SCRIPTURE REFLECTION FOR THE 17TH SUNDAY IN ORDINARY TIME
Hunger touches our lives on many levels. The most basic and obvious is the hunger that affects the human body, our need for food and nourishment. But there are a multitude of other hungers that gnaw away at our human existence.
A few weeks ago I had to have some testing done that required that I fast from midnight on. Now normally I do not have a regular schedule for meals, and rarely eat breakfast. After the evening meal and maybe a snack, I usually do not eat until lunch, and that is often later than Noon. And I generally do not get hungry. But when I cannot eat, because of fasting or whatever, I always get hungry during the night and long for something to "tide me over". I don't know why, but it happens that way.
We all know what being hungry is like, of having the stomach growl or feeling faint or just longing for something to eat.
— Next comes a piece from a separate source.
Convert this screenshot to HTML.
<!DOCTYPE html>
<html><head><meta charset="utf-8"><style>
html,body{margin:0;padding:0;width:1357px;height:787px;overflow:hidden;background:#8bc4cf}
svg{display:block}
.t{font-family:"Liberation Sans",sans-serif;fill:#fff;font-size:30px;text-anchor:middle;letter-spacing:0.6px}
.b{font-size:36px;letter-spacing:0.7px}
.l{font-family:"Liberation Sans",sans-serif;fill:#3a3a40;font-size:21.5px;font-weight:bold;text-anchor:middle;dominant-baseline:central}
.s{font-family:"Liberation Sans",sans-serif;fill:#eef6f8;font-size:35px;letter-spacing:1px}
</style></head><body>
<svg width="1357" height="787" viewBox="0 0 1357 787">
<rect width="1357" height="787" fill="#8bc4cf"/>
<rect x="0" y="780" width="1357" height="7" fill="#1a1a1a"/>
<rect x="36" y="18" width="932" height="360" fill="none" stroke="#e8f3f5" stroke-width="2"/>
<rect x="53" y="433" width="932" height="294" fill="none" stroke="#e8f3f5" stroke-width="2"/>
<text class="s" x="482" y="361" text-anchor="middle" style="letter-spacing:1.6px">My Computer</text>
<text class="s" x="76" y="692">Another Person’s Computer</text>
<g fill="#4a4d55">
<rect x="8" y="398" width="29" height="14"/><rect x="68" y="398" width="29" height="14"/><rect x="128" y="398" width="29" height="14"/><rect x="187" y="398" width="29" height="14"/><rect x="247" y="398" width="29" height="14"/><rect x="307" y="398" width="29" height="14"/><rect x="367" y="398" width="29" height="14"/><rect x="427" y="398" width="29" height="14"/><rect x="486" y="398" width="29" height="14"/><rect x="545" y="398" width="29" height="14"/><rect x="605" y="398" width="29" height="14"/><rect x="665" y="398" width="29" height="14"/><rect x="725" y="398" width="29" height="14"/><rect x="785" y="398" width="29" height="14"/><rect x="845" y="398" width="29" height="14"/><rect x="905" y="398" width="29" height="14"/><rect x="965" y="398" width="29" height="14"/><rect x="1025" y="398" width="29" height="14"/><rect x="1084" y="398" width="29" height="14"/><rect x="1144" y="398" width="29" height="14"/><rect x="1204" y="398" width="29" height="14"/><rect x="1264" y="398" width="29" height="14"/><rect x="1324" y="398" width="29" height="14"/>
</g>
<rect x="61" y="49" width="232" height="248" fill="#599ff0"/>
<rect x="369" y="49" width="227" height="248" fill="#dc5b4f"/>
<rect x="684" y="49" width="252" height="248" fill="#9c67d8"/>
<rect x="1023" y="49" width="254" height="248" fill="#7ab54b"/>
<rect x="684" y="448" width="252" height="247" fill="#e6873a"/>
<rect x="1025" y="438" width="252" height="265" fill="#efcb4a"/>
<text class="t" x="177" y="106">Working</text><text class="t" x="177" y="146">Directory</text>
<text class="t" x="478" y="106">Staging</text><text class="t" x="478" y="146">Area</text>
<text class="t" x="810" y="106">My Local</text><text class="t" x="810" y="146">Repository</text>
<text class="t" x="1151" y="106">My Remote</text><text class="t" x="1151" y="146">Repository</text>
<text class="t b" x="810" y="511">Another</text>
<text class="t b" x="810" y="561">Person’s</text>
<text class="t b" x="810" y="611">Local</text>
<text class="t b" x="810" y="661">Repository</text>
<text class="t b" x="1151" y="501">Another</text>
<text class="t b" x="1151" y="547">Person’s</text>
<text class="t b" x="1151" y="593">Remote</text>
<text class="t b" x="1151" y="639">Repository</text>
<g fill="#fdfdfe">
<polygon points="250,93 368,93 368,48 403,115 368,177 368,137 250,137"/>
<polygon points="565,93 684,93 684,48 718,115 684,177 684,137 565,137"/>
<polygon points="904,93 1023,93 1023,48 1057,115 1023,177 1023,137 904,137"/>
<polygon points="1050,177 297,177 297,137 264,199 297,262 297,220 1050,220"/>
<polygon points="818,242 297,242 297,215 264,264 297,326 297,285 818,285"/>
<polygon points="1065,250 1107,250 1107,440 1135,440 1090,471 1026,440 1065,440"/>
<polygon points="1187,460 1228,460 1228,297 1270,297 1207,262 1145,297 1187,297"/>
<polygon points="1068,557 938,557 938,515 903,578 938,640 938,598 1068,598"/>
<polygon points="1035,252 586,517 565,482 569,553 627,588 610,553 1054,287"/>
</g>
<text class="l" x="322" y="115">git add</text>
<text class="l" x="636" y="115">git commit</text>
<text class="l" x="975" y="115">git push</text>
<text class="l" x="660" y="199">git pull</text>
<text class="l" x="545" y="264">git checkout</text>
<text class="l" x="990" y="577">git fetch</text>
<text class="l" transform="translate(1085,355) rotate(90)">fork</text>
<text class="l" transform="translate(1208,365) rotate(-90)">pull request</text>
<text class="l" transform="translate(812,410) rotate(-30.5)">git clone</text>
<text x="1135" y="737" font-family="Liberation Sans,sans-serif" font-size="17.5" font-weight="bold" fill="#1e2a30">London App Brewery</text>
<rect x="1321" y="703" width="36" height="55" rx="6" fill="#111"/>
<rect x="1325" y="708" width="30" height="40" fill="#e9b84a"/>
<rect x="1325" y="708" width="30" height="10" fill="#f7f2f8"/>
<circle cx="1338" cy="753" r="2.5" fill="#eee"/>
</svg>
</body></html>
And yet I am keenly aware that those needs do not even begin to compare to the countless people at home and around the world who are literally starving to death. Hunger is devastating.
There are also hungers for truth, and justice, for peace and understanding, for wisdom and compassion. And then there is the ultimate hunger for God. These hungers gnaw away at us and keep us from being fully human and truly God-like.
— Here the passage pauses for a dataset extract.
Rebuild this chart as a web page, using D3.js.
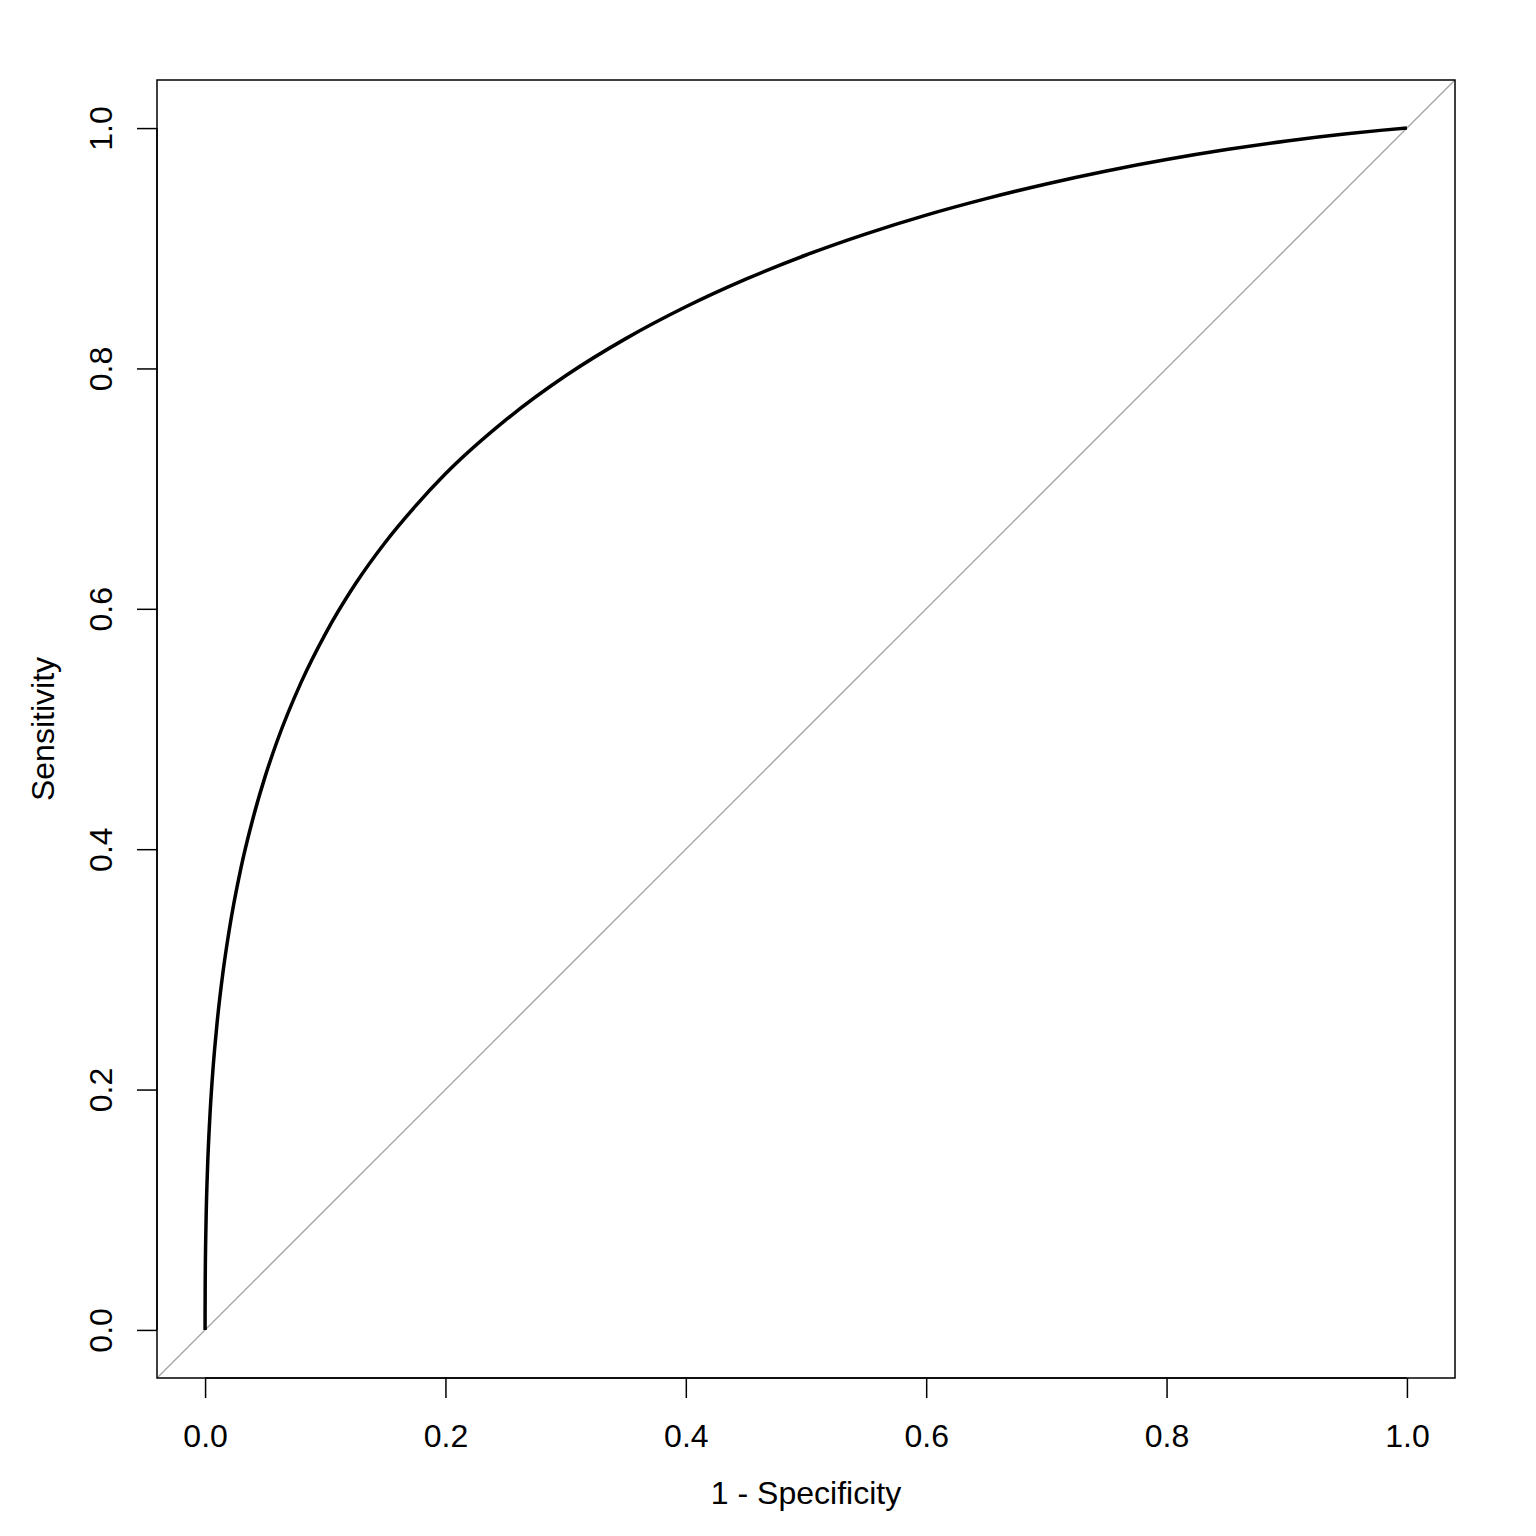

Our scriptures this weekend speak of the desire to satisfy our hungers, to seek out and to find the source of satisfaction for our needs. We are told to trust - not in ourselves or in others alone - but in a loving God who desires that we be whole, that we be nourished, that we be satisfied. As the Psalm says: "The hand of the Lord feeds us; he answers all our needs." He will take what we have and will multiply it so that we will be secure and so that we can be a source of blessing for others. He can work miracles with just a little, as long as there is trust in him and a willingness to not only possess but also to share.
I have often said that the miracle of the multiplication of the loaves and fishes was to me not a Hollywood experience of bread and fish multiplying in the baskets, but rather that as the Lord blessed the generous gift of the boy who offered what he had for the good of all, it prompted many backpacks and lunch bags that had remained closed to others, to now be opened and shared in love and compassion. There was enough there already, but because of our self concern and maybe selfishness, there were people who were hungry. If we strive to live in a manner worthy of the call we have received, as Paul says in Ephesians, then our hungers and the hungers that touch the world, will be met. It begins, though, with the satisfaction of our hunger for God and for that relationship with him that raises us up and gives us the courage to build a better world.
Lord, you satisfy the hungry heart ... come give to us, O precious Lord, the bread of life to live.